* START Stored records *

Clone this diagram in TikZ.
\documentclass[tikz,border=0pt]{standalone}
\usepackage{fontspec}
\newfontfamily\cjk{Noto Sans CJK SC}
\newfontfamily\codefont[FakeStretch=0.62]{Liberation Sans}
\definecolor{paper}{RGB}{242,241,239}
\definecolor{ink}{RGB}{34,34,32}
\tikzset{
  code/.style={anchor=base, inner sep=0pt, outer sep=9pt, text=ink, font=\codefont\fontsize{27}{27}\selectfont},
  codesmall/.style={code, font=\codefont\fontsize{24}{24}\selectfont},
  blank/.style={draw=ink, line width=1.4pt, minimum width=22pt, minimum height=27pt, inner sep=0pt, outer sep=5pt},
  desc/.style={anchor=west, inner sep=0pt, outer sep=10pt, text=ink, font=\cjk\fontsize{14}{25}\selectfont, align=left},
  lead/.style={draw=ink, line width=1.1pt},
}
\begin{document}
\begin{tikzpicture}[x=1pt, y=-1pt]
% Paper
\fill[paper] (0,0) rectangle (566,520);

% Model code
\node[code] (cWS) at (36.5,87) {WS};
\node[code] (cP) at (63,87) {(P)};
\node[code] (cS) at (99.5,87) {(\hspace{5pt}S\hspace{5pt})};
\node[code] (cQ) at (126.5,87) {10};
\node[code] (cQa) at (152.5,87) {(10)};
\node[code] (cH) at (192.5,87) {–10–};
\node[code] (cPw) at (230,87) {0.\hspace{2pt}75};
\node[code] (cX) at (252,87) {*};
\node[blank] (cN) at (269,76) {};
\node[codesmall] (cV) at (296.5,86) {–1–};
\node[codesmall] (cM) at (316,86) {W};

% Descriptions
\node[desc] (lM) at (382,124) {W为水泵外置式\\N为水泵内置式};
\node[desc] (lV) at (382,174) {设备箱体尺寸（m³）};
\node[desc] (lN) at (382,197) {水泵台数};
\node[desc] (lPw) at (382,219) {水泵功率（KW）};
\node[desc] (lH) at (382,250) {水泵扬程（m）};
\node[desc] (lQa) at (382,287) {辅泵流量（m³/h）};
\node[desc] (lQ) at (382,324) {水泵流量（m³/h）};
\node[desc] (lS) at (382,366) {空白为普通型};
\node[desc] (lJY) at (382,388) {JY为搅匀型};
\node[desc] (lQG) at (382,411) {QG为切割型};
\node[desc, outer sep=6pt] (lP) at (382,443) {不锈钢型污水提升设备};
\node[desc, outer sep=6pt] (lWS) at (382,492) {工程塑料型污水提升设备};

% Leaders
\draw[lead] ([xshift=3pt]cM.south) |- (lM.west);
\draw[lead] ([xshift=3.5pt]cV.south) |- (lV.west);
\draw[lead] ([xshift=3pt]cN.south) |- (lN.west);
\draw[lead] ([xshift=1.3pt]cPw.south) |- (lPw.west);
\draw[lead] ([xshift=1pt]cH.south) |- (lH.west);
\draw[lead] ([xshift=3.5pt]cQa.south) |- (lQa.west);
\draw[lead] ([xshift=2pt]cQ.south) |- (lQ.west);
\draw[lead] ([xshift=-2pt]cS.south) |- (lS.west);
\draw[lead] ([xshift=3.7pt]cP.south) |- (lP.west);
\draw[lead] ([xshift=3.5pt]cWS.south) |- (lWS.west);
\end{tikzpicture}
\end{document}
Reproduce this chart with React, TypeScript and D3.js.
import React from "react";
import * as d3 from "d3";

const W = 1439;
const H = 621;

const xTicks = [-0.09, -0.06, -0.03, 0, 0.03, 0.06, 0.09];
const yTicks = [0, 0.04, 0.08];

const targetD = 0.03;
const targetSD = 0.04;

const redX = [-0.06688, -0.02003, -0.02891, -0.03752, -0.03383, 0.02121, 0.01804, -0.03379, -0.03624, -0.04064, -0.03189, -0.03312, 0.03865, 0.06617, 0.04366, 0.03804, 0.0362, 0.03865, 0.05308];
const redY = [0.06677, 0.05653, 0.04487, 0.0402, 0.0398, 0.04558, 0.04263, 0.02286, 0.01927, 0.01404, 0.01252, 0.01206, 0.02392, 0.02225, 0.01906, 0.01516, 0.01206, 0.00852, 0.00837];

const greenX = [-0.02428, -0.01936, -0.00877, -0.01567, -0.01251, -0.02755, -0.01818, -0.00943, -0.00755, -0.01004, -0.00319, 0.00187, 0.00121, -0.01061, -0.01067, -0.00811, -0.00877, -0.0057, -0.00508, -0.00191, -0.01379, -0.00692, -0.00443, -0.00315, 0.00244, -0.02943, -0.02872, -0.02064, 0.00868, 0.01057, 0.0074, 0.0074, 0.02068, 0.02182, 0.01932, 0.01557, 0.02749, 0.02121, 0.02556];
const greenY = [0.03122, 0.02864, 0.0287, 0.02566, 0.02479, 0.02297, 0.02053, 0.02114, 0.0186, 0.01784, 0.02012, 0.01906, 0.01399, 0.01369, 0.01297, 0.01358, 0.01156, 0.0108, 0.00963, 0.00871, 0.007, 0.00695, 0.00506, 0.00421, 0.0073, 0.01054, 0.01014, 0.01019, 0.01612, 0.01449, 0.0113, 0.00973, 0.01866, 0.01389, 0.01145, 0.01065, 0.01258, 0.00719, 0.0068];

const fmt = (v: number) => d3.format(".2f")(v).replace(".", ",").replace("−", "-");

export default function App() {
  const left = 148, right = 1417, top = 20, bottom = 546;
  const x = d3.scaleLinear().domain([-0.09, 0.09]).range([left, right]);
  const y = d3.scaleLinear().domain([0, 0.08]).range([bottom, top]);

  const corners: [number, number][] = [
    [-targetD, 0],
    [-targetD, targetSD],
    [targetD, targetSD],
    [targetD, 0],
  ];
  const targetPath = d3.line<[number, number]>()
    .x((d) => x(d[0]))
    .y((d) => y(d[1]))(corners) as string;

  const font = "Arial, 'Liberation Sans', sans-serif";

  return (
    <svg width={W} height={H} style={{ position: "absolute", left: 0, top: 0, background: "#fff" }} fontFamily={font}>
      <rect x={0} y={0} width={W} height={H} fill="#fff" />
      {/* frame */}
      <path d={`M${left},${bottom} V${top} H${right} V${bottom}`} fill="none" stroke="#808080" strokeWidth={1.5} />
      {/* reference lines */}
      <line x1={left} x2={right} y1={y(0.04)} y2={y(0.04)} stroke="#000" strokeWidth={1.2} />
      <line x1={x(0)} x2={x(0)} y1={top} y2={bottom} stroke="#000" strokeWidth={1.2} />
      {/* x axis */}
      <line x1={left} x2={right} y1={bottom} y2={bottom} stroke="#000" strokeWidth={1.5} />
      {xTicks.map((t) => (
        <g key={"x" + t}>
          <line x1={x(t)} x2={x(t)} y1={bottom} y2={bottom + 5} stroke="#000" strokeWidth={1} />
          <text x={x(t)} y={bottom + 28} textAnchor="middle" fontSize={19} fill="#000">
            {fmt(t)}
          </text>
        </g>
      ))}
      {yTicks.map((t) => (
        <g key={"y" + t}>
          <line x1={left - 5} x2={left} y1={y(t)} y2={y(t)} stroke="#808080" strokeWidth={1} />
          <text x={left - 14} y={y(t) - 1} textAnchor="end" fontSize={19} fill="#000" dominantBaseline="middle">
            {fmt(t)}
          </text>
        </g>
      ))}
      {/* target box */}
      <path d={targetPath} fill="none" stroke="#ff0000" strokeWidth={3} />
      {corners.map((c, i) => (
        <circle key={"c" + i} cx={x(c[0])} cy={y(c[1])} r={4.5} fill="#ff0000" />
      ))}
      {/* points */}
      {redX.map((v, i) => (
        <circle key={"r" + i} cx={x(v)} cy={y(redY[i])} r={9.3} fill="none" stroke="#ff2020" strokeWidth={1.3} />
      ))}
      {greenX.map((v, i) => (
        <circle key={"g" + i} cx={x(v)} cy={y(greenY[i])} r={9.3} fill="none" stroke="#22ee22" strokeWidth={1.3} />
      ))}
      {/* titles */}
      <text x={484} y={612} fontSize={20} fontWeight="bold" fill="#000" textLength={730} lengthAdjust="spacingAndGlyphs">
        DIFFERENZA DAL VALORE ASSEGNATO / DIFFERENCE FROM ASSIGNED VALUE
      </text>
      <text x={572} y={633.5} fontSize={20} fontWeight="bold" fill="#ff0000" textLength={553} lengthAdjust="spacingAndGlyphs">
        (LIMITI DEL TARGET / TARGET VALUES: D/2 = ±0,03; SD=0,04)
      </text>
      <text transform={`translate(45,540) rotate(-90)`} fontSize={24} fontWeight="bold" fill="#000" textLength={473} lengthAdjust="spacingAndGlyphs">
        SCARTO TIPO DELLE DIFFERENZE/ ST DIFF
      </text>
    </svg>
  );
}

* END Stored records *

- Short exercise: Every line from the first entry to the line containing "(cM) at (316,86)" should be transcribed exactly, and nothing beyond it.

- Exercise result:
Clone this diagram in TikZ.
\documentclass[tikz,border=0pt]{standalone}
\usepackage{fontspec}
\newfontfamily\cjk{Noto Sans CJK SC}
\newfontfamily\codefont[FakeStretch=0.62]{Liberation Sans}
\definecolor{paper}{RGB}{242,241,239}
\definecolor{ink}{RGB}{34,34,32}
\tikzset{
  code/.style={anchor=base, inner sep=0pt, outer sep=9pt, text=ink, font=\codefont\fontsize{27}{27}\selectfont},
  codesmall/.style={code, font=\codefont\fontsize{24}{24}\selectfont},
  blank/.style={draw=ink, line width=1.4pt, minimum width=22pt, minimum height=27pt, inner sep=0pt, outer sep=5pt},
  desc/.style={anchor=west, inner sep=0pt, outer sep=10pt, text=ink, font=\cjk\fontsize{14}{25}\selectfont, align=left},
  lead/.style={draw=ink, line width=1.1pt},
}
\begin{document}
\begin{tikzpicture}[x=1pt, y=-1pt]
% Paper
\fill[paper] (0,0) rectangle (566,520);

% Model code
\node[code] (cWS) at (36.5,87) {WS};
\node[code] (cP) at (63,87) {(P)};
\node[code] (cS) at (99.5,87) {(\hspace{5pt}S\hspace{5pt})};
\node[code] (cQ) at (126.5,87) {10};
\node[code] (cQa) at (152.5,87) {(10)};
\node[code] (cH) at (192.5,87) {–10–};
\node[code] (cPw) at (230,87) {0.\hspace{2pt}75};
\node[code] (cX) at (252,87) {*};
\node[blank] (cN) at (269,76) {};
\node[codesmall] (cV) at (296.5,86) {–1–};
\node[codesmall] (cM) at (316,86) {W};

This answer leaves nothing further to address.